Aim of the task → Copy the data below exactly.

Recorded information →
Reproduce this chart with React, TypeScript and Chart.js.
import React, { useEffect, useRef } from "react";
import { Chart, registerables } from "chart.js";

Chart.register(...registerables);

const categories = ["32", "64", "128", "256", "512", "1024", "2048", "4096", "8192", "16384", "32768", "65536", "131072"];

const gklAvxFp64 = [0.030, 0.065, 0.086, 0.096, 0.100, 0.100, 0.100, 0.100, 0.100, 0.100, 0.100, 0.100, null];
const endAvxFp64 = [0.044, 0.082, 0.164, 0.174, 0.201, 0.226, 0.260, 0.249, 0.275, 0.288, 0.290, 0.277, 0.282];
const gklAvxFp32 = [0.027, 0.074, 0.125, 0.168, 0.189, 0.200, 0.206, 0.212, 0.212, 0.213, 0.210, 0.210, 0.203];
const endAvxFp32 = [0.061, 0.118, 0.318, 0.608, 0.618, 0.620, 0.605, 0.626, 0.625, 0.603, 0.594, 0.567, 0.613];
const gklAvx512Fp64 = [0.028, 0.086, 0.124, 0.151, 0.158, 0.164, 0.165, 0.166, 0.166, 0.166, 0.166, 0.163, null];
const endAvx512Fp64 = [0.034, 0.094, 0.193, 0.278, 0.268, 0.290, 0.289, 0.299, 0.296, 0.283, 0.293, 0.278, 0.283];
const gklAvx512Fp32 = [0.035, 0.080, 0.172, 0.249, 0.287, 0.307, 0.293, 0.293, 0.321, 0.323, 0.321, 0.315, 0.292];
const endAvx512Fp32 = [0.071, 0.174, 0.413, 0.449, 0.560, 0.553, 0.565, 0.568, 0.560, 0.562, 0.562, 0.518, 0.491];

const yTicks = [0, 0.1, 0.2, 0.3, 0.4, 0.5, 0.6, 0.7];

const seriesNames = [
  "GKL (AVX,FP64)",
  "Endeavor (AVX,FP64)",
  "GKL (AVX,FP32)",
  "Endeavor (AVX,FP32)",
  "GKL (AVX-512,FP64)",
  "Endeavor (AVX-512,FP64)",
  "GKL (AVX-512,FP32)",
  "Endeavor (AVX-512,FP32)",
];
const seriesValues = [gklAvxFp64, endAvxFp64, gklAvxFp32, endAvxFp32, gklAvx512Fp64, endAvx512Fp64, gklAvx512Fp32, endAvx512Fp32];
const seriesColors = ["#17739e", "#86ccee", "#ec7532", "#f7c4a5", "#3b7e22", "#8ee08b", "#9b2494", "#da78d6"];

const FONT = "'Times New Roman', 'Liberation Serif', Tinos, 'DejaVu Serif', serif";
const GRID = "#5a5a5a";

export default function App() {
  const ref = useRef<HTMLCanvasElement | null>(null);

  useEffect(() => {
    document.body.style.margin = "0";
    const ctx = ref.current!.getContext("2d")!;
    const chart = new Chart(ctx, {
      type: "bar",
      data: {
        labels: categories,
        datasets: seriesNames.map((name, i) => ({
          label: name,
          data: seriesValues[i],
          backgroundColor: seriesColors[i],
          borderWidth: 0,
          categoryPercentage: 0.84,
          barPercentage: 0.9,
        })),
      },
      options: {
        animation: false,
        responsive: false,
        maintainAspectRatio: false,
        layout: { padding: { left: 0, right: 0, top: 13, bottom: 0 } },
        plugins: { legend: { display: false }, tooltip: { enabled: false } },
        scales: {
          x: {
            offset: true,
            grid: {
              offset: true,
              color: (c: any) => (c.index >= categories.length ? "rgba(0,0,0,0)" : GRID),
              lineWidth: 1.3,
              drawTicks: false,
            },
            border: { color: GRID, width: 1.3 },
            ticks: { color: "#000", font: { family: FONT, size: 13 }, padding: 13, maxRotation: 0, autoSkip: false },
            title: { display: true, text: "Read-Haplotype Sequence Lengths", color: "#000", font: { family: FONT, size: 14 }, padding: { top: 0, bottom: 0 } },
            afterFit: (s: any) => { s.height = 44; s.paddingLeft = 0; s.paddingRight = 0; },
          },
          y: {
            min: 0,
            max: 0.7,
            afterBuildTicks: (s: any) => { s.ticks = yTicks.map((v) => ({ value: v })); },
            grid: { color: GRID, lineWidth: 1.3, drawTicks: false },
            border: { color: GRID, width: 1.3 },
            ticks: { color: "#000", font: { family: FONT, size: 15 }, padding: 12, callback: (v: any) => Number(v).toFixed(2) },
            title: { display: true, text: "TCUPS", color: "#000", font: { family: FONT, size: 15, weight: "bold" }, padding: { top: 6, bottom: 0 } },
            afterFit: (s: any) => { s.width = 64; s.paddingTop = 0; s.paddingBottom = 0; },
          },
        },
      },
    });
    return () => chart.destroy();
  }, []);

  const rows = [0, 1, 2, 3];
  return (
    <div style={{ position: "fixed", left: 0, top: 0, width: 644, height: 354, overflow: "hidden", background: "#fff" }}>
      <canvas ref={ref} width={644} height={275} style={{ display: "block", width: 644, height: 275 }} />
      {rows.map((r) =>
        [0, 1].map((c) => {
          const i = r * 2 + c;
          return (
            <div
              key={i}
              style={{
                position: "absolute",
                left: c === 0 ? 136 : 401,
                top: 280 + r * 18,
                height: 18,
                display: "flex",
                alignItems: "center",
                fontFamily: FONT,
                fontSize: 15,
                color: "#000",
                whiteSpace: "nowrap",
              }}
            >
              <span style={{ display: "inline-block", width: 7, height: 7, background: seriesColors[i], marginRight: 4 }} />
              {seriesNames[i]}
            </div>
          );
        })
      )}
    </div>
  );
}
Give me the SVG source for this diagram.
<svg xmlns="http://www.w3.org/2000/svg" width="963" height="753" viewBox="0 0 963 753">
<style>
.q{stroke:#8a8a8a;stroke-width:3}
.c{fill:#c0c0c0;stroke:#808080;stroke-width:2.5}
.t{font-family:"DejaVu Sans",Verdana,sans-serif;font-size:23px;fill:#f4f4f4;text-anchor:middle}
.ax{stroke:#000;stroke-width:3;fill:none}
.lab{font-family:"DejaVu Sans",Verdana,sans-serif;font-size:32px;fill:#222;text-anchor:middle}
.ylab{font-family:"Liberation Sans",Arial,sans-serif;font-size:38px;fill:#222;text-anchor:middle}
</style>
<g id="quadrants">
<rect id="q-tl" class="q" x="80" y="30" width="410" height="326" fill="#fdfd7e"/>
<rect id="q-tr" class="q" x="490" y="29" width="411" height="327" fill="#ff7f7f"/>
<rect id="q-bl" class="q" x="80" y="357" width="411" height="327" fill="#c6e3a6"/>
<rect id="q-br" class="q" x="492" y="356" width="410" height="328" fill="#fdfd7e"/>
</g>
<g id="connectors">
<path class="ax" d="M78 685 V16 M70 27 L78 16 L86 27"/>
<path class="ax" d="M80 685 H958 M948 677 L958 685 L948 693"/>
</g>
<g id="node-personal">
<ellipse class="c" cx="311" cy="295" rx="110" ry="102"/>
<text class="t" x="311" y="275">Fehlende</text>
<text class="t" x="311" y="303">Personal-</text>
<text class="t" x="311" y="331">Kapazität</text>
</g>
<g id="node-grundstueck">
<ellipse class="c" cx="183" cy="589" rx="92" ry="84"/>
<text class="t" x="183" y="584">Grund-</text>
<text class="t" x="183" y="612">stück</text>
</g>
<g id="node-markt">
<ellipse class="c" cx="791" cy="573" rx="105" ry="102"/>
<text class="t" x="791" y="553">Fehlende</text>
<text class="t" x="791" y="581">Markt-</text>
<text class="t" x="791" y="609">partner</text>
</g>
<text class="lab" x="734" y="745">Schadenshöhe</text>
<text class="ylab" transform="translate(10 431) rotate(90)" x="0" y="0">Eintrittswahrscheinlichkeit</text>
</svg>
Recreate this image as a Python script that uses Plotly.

Correct answer →
Reproduce this chart with React, TypeScript and Chart.js.
import React, { useEffect, useRef } from "react";
import { Chart, registerables } from "chart.js";

Chart.register(...registerables);

const categories = ["32", "64", "128", "256", "512", "1024", "2048", "4096", "8192", "16384", "32768", "65536", "131072"];

const gklAvxFp64 = [0.030, 0.065, 0.086, 0.096, 0.100, 0.100, 0.100, 0.100, 0.100, 0.100, 0.100, 0.100, null];
const endAvxFp64 = [0.044, 0.082, 0.164, 0.174, 0.201, 0.226, 0.260, 0.249, 0.275, 0.288, 0.290, 0.277, 0.282];
const gklAvxFp32 = [0.027, 0.074, 0.125, 0.168, 0.189, 0.200, 0.206, 0.212, 0.212, 0.213, 0.210, 0.210, 0.203];
const endAvxFp32 = [0.061, 0.118, 0.318, 0.608, 0.618, 0.620, 0.605, 0.626, 0.625, 0.603, 0.594, 0.567, 0.613];
const gklAvx512Fp64 = [0.028, 0.086, 0.124, 0.151, 0.158, 0.164, 0.165, 0.166, 0.166, 0.166, 0.166, 0.163, null];
const endAvx512Fp64 = [0.034, 0.094, 0.193, 0.278, 0.268, 0.290, 0.289, 0.299, 0.296, 0.283, 0.293, 0.278, 0.283];
const gklAvx512Fp32 = [0.035, 0.080, 0.172, 0.249, 0.287, 0.307, 0.293, 0.293, 0.321, 0.323, 0.321, 0.315, 0.292];
const endAvx512Fp32 = [0.071, 0.174, 0.413, 0.449, 0.560, 0.553, 0.565, 0.568, 0.560, 0.562, 0.562, 0.518, 0.491];

const yTicks = [0, 0.1, 0.2, 0.3, 0.4, 0.5, 0.6, 0.7];

const seriesNames = [
  "GKL (AVX,FP64)",
  "Endeavor (AVX,FP64)",
  "GKL (AVX,FP32)",
  "Endeavor (AVX,FP32)",
  "GKL (AVX-512,FP64)",
  "Endeavor (AVX-512,FP64)",
  "GKL (AVX-512,FP32)",
  "Endeavor (AVX-512,FP32)",
];
const seriesValues = [gklAvxFp64, endAvxFp64, gklAvxFp32, endAvxFp32, gklAvx512Fp64, endAvx512Fp64, gklAvx512Fp32, endAvx512Fp32];
const seriesColors = ["#17739e", "#86ccee", "#ec7532", "#f7c4a5", "#3b7e22", "#8ee08b", "#9b2494", "#da78d6"];

const FONT = "'Times New Roman', 'Liberation Serif', Tinos, 'DejaVu Serif', serif";
const GRID = "#5a5a5a";

export default function App() {
  const ref = useRef<HTMLCanvasElement | null>(null);

  useEffect(() => {
    document.body.style.margin = "0";
    const ctx = ref.current!.getContext("2d")!;
    const chart = new Chart(ctx, {
      type: "bar",
      data: {
        labels: categories,
        datasets: seriesNames.map((name, i) => ({
          label: name,
          data: seriesValues[i],
          backgroundColor: seriesColors[i],
          borderWidth: 0,
          categoryPercentage: 0.84,
          barPercentage: 0.9,
        })),
      },
      options: {
        animation: false,
        responsive: false,
        maintainAspectRatio: false,
        layout: { padding: { left: 0, right: 0, top: 13, bottom: 0 } },
        plugins: { legend: { display: false }, tooltip: { enabled: false } },
        scales: {
          x: {
            offset: true,
            grid: {
              offset: true,
              color: (c: any) => (c.index >= categories.length ? "rgba(0,0,0,0)" : GRID),
              lineWidth: 1.3,
              drawTicks: false,
            },
            border: { color: GRID, width: 1.3 },
            ticks: { color: "#000", font: { family: FONT, size: 13 }, padding: 13, maxRotation: 0, autoSkip: false },
            title: { display: true, text: "Read-Haplotype Sequence Lengths", color: "#000", font: { family: FONT, size: 14 }, padding: { top: 0, bottom: 0 } },
            afterFit: (s: any) => { s.height = 44; s.paddingLeft = 0; s.paddingRight = 0; },
          },
          y: {
            min: 0,
            max: 0.7,
            afterBuildTicks: (s: any) => { s.ticks = yTicks.map((v) => ({ value: v })); },
            grid: { color: GRID, lineWidth: 1.3, drawTicks: false },
            border: { color: GRID, width: 1.3 },
            ticks: { color: "#000", font: { family: FONT, size: 15 }, padding: 12, callback: (v: any) => Number(v).toFixed(2) },
            title: { display: true, text: "TCUPS", color: "#000", font: { family: FONT, size: 15, weight: "bold" }, padding: { top: 6, bottom: 0 } },
            afterFit: (s: any) => { s.width = 64; s.paddingTop = 0; s.paddingBottom = 0; },
          },
        },
      },
    });
    return () => chart.destroy();
  }, []);

  const rows = [0, 1, 2, 3];
  return (
    <div style={{ position: "fixed", left: 0, top: 0, width: 644, height: 354, overflow: "hidden", background: "#fff" }}>
      <canvas ref={ref} width={644} height={275} style={{ display: "block", width: 644, height: 275 }} />
      {rows.map((r) =>
        [0, 1].map((c) => {
          const i = r * 2 + c;
          return (
            <div
              key={i}
              style={{
                position: "absolute",
                left: c === 0 ? 136 : 401,
                top: 280 + r * 18,
                height: 18,
                display: "flex",
                alignItems: "center",
                fontFamily: FONT,
                fontSize: 15,
                color: "#000",
                whiteSpace: "nowrap",
              }}
            >
              <span style={{ display: "inline-block", width: 7, height: 7, background: seriesColors[i], marginRight: 4 }} />
              {seriesNames[i]}
            </div>
          );
        })
      )}
    </div>
  );
}
Give me the SVG source for this diagram.
<svg xmlns="http://www.w3.org/2000/svg" width="963" height="753" viewBox="0 0 963 753">
<style>
.q{stroke:#8a8a8a;stroke-width:3}
.c{fill:#c0c0c0;stroke:#808080;stroke-width:2.5}
.t{font-family:"DejaVu Sans",Verdana,sans-serif;font-size:23px;fill:#f4f4f4;text-anchor:middle}
.ax{stroke:#000;stroke-width:3;fill:none}
.lab{font-family:"DejaVu Sans",Verdana,sans-serif;font-size:32px;fill:#222;text-anchor:middle}
.ylab{font-family:"Liberation Sans",Arial,sans-serif;font-size:38px;fill:#222;text-anchor:middle}
</style>
<g id="quadrants">
<rect id="q-tl" class="q" x="80" y="30" width="410" height="326" fill="#fdfd7e"/>
<rect id="q-tr" class="q" x="490" y="29" width="411" height="327" fill="#ff7f7f"/>
<rect id="q-bl" class="q" x="80" y="357" width="411" height="327" fill="#c6e3a6"/>
<rect id="q-br" class="q" x="492" y="356" width="410" height="328" fill="#fdfd7e"/>
</g>
<g id="connectors">
<path class="ax" d="M78 685 V16 M70 27 L78 16 L86 27"/>
<path class="ax" d="M80 685 H958 M948 677 L958 685 L948 693"/>
</g>
<g id="node-personal">
<ellipse class="c" cx="311" cy="295" rx="110" ry="102"/>
<text class="t" x="311" y="275">Fehlende</text>
<text class="t" x="311" y="303">Personal-</text>
<text class="t" x="311" y="331">Kapazität</text>
</g>
<g id="node-grundstueck">
<ellipse class="c" cx="183" cy="589" rx="92" ry="84"/>
<text class="t" x="183" y="584">Grund-</text>
<text class="t" x="183" y="612">stück</text>
</g>
<g id="node-markt">
<ellipse class="c" cx="791" cy="573" rx="105" ry="102"/>
<text class="t" x="791" y="553">Fehlende</text>
<text class="t" x="791" y="581">Markt-</text>
<text class="t" x="791" y="609">partner</text>
</g>
<text class="lab" x="734" y="745">Schadenshöhe</text>
<text class="ylab" transform="translate(10 431) rotate(90)" x="0" y="0">Eintrittswahrscheinlichkeit</text>
</svg>
Recreate this image as a Python script that uses Plotly.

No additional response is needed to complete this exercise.